Montpelier’s earlier work to more closely collaborate with enslaved people’s descendants garnered wide publicity and respect from other historic sites and professionals.
In 2018, a conference at Montpelier on teaching about slavery produced “The Rubric.” The document, titled “Engaging Descendant Communities,” set standards for guiding institutions toward more completely representing Black people.
But the committee’s relationship with foundation leaders began to break down after the murder of George Floyd on May 25, 2020, when leaders couldn’t agree on a joint statement about his death with the MDC, staff said. The foundation issued a statement lamenting Floyd’s death, but the descendants committee felt it should more strongly condemn systemic racial inequities, and submitted stronger language.
Late Saturday, Montpelier CEO Young said, in reaction to the Post’s story, that some staff members have expressed concern that last week’s staff statement “mischaracterizes them and their work.”
He said one staff member said, “I am concerned about a number of aspects of this statement, the way it’s been presented, and that it does not speak for many employees of Montpelier. The statement seems to ignore the efforts of the Interpretive staff working to present to Visitors the tragedies of individual and generations of enslaved people at Montpelier, as well as the amazing impact that James Madison has on democratic principles.”

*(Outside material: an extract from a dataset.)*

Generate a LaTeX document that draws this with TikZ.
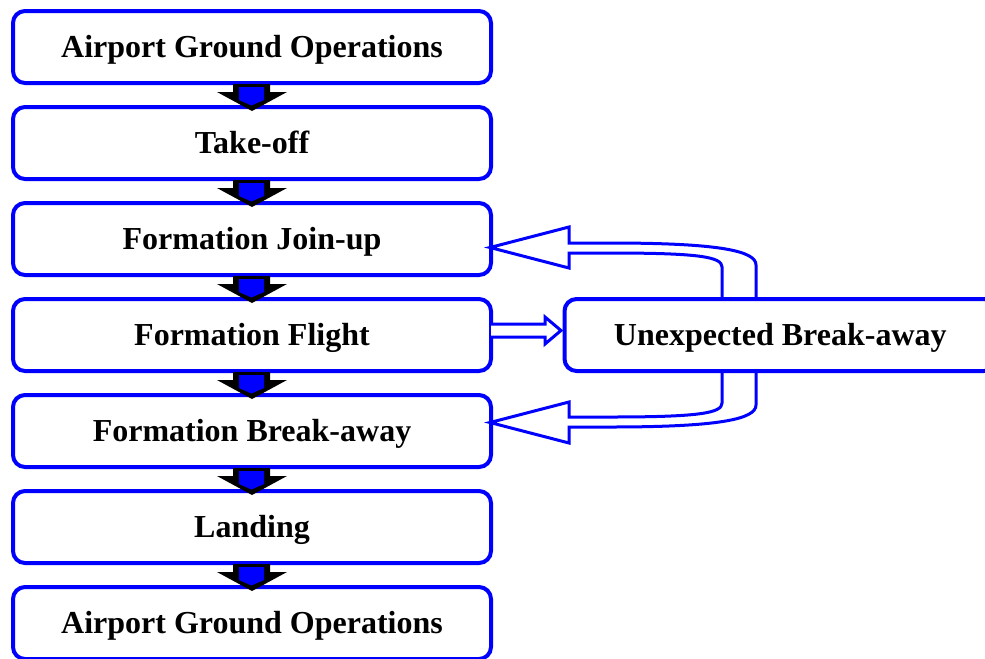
\documentclass[tikz,border=0pt]{standalone}
\usepackage{fontspec}
\setmainfont{Liberation Serif}
\usetikzlibrary{calc}
\tikzset{
  stage/.style={draw=blue, line width=3pt, rounded corners=9pt, fill=white,
    minimum width=358.5pt, minimum height=54pt, inner sep=0pt,
    text height=20pt, text depth=4.2pt,
    font=\fontsize{24}{28}\selectfont\bfseries},
  dblarrow/.style={draw=blue, line width=2.25pt, line join=miter, miter limit=20},
}
\begin{document}
\begin{tikzpicture}[x=0.75pt, y=-0.75pt]
\useasboundingbox (0,0) rectangle (985,658);
\clip (0,0) rectangle (985,658);

% stage boxes
\node[stage] (s1) at (252,47)  {Airport Ground Operations};
\node[stage] (s2) at (252,143) {Take-off};
\node[stage] (s3) at (252,239) {Formation Join-up};
\node[stage] (s4) at (252,335) {Formation Flight};
\node[stage] (s5) at (252,431) {Formation Break-away};
\node[stage] (s6) at (252,527) {Landing};
\node[stage] (s7) at (252,623) {Airport Ground Operations};
\node[stage, minimum width=323.6pt] (ub) at (780.25,335) {Unexpected Break-away};

% block arrows between stages
\foreach \a in {s1,s2,s3,s4,s5,s6} {
  \begin{scope}[shift={(\a.south)}]
    \fill[black] (-19,-1) -- (18,-1) -- (18,7) -- (35,7) -- (0,26) -- (-35,7) -- (-19,7) -- cycle;
    \fill[blue] (-13,2) -- (12,2) -- (12,15) -- (-0.5,20.5) -- (-13,15) -- cycle;
  \end{scope}
}

% Formation Flight -> Unexpected Break-away
\draw[dblarrow, fill=white] (491,324) -- (545,324) -- (545,317) -- (561,330.5) -- (545,344) -- (545,337) -- (491,337);

% Unexpected Break-away -> Formation Join-up
\draw[dblarrow] (756,299) -- (756,265) .. controls (756,251) and (720,243) .. (610,243) -- (569,243)
  -- (569,227) -- (490,247.5) -- (569,268) -- (569,253) -- (610,253)
  .. controls (700,253) and (722,257) .. (722,267) -- (722,299);

% Unexpected Break-away -> Formation Break-away
\draw[dblarrow] (756,371) -- (756,405) .. controls (756,419) and (720,427) .. (610,427) -- (569,427)
  -- (569,443) -- (490,422.5) -- (569,402) -- (569,417) -- (610,417)
  .. controls (700,417) and (722,413) .. (722,403) -- (722,371);
\end{tikzpicture}
\end{document}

Orange County resident James French, the elected chair of the descendants committee, said Saturday, “There might be boards somewhere where an ‘equal partnership’ consists of choosing others’ leaders for them, shamelessly trying to pit community members against one another in an attempt to divide and conquer, and preventing members with different views than yours from speaking—since difficult conversations are, after all, inconvenient.
“But what is certain is that such a board would be unqualified to engage honestly with Madisonian concepts, the U.S. Constitution or the completeness of the history of slavery,” added French, who is a member of The Montpelier Foundation’s board. “Montpelier deserves better.”